A Kane County commission took the first steps toward committing part of the sales tax dollars it receives for public safety and transportation to a $12.6 million technology upgrade for the county's judicial system Thursday.
The long-discussed project is nearing the stage where the county will actually begin making purchases. The previous county board already agreed to tuck away some of those sales tax dollars at the end of last summer. But members of the new county board and the reconstituted technology commission examining the purchase are looking at ways to pay for the entire project. The first step will likely be committing about 6 percent of the special sales tax for the project. The commission already moved Thursday to sock away about $1.43 million of those tax dollars that are currently not dedicated to any other need.
Now, members of the commission, which includes County Board Chairman Chris Lauzen and Finance Committee Chairman John Hoscheit, must find a long-term funding stream or a bigger one-time payout. Lauzen indicated Thursday there is a chance the county may borrow money through bonds for the project. That decision awaits a time when the commission, and county board, know what the final costs of the upgrade will be.
Hoscheit said he hopes the price tag is far less than $12.6 million.
"There have been various cost estimates thrown about, some of which are astronomical," Hoscheit said. "We don't have money from our general fund to pay for this. This (sales tax) is really the only practical source. And unless we make a commitment to pay for the upgrade, we are spinning our wheels."

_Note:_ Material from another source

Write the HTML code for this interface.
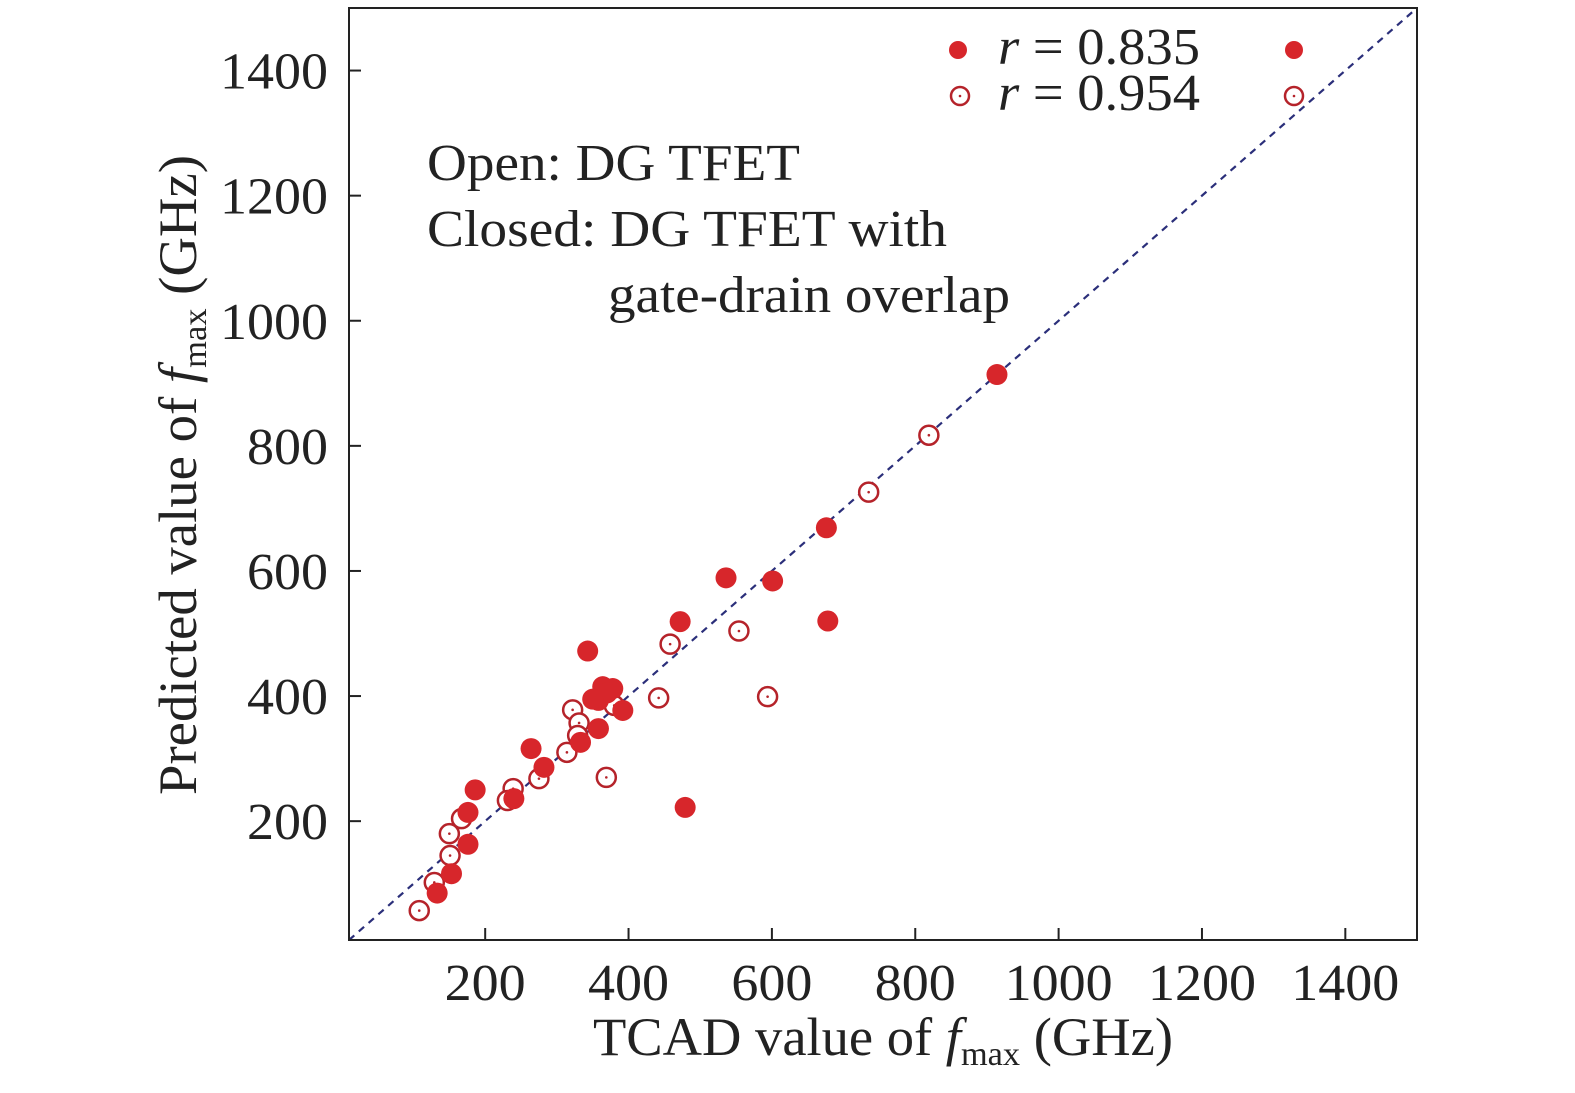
<!DOCTYPE html>
<html><head><meta charset="utf-8">
<style>
html,body{margin:0;padding:0;background:#fff;overflow:hidden;}
svg{display:block;font-family:"Liberation Serif",serif;}
</style></head>
<body>
<svg id="chart" width="1575" height="1093" viewBox="0 0 1575 1093" xmlns="http://www.w3.org/2000/svg">
<g id="plot"></g>
</svg>
<script>
const xTicks = [200,400,600,800,1000,1200,1400];
const yTicks = [200,400,600,800,1000,1200,1400];
const closedX = [914,676,536,601,678,472,343,479,364,378,358,392,358,333,264,282,240,186,176,176,153,133,370,350];
const closedY = [914,669,589,584,520,519,472,222,415,412,393,377,348,326,316,286,236,250,214,163,116,85,405,395];
const openX = [819,735,458,554,442,594,369,322,331,329,314,275,239,231,167,150,151,129,108,380];
const openY = [817,726,483,504,397,399,270,378,357,337,310,268,252,233,204,180,145,102,57,385];

const L=349,R=1417,T=8,B=940,MIN=10,MAX=1500;
const sx=v=>L+(v-MIN)/(MAX-MIN)*(R-L);
const sy=v=>B-(v-MIN)/(MAX-MIN)*(B-T);
const NS="http://www.w3.org/2000/svg";
const svg=document.getElementById('plot');
function mk(tag,attrs,parent){const e=document.createElementNS(NS,tag);for(const k in attrs)e.setAttribute(k,attrs[k]);(parent||svg).appendChild(e);return e;}
const RED="#d7262b", DRED="#b5232a";

const d=mk('line',{x1:sx(MIN),y1:sy(MIN),x2:sx(MAX),y2:sy(MAX),stroke:"#2b2f7a","stroke-width":2.2,"stroke-dasharray":"7,6"});



const fr=mk('rect',{x:L,y:T,width:R-L,height:B-T,fill:"none",stroke:"#222","stroke-width":2});



xTicks.forEach(v=>{
  const t=mk('line',{x1:sx(v),x2:sx(v),y1:B,y2:B-12,stroke:"#222","stroke-width":2});
  
  
  const s=String(v);
  const l=mk('text',{x:sx(v),y:1000,"text-anchor":"middle","font-size":52,fill:"#222",textLength:s.length*27,lengthAdjust:"spacingAndGlyphs"});
  l.textContent=s;
  
  
});
yTicks.forEach(v=>{
  const t=mk('line',{x1:L,x2:L+12,y1:sy(v),y2:sy(v),stroke:"#222","stroke-width":2});
  
  
  const s=String(v);
  const l=mk('text',{x:328,y:sy(v)+18,"text-anchor":"end","font-size":52,fill:"#222",textLength:s.length*27,lengthAdjust:"spacingAndGlyphs"});
  l.textContent=s;
  
  
});

function openPt(x,y,r,parent){
  const g=mk('g',{},parent);
  mk('circle',{cx:x,cy:y,r:r,fill:"#fff",stroke:DRED,"stroke-width":2.5},g);
  mk('circle',{cx:x,cy:y,r:1.3,fill:DRED},g);
  return g;
}
openX.forEach((v,i)=>{
  const g=openPt(sx(v),sy(openY[i]),9.5);
  
  
});
closedX.forEach((v,i)=>{
  const c=mk('circle',{cx:sx(v),cy:sy(closedY[i]),r:10.5,fill:RED});
  
  
});

const lg=mk('g',{});


const m1=mk('circle',{cx:958,cy:50,r:9,fill:RED},lg);


const m2=openPt(960,96,9,lg);


const m3=mk('circle',{cx:1294,cy:50,r:9,fill:RED},lg);


const m4=openPt(1294,96,9,lg);


</script>
<svg style="position:absolute;left:0;top:0" width="1575" height="1093">
<g font-family="Liberation Serif, serif" fill="#222">
<text x="998" y="64" font-size="52" textLength="202" lengthAdjust="spacingAndGlyphs"><tspan font-style="italic">r</tspan> = 0.835</text>
<text x="998" y="110" font-size="52" textLength="202" lengthAdjust="spacingAndGlyphs"><tspan font-style="italic">r</tspan> = 0.954</text>
<text x="427" y="180" font-size="52" textLength="373" lengthAdjust="spacingAndGlyphs">Open: DG TFET</text>
<text x="427" y="246" font-size="52" textLength="520" lengthAdjust="spacingAndGlyphs">Closed: DG TFET with</text>
<text x="608" y="312" font-size="52" textLength="402" lengthAdjust="spacingAndGlyphs">gate-drain overlap</text>
<text x="593" y="1055" font-size="54" textLength="580" lengthAdjust="spacingAndGlyphs">TCAD value of <tspan font-style="italic">f</tspan><tspan font-size="34" dy="10">max</tspan><tspan dy="-10"> (GHz)</tspan></text>
<text transform="translate(196,795) rotate(-90)" font-size="54" textLength="640" lengthAdjust="spacingAndGlyphs">Predicted value of <tspan font-style="italic">f</tspan><tspan font-size="34" dy="10">max</tspan><tspan dy="-10"> (GHz)</tspan></text>
</g>
</svg>
</body></html>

The full county board must still approve the long-term dedication of the sales tax proceeds for the project. But the costs are already mounting. Staff in the county's Information Technology department said they will need at least four more employees, at a cost of $442,000 a year, to oversee the project and implement the new system. Once online, the upgrade will enable the courts, public defender, state's attorney and the circuit court clerk's office to share records and generate accurate reports for the first time. Currently, all those offices report an inability to obtain grant money because data they currently keep by hand is inaccurate and unreliable.
The previous county board was hesitant to dedicate a large chunk of the public safety and transportation sales tax to the technology upgrade because there are other big ticket items that money could be used for, such as the long-awaited expansion and parking garage for the judicial center.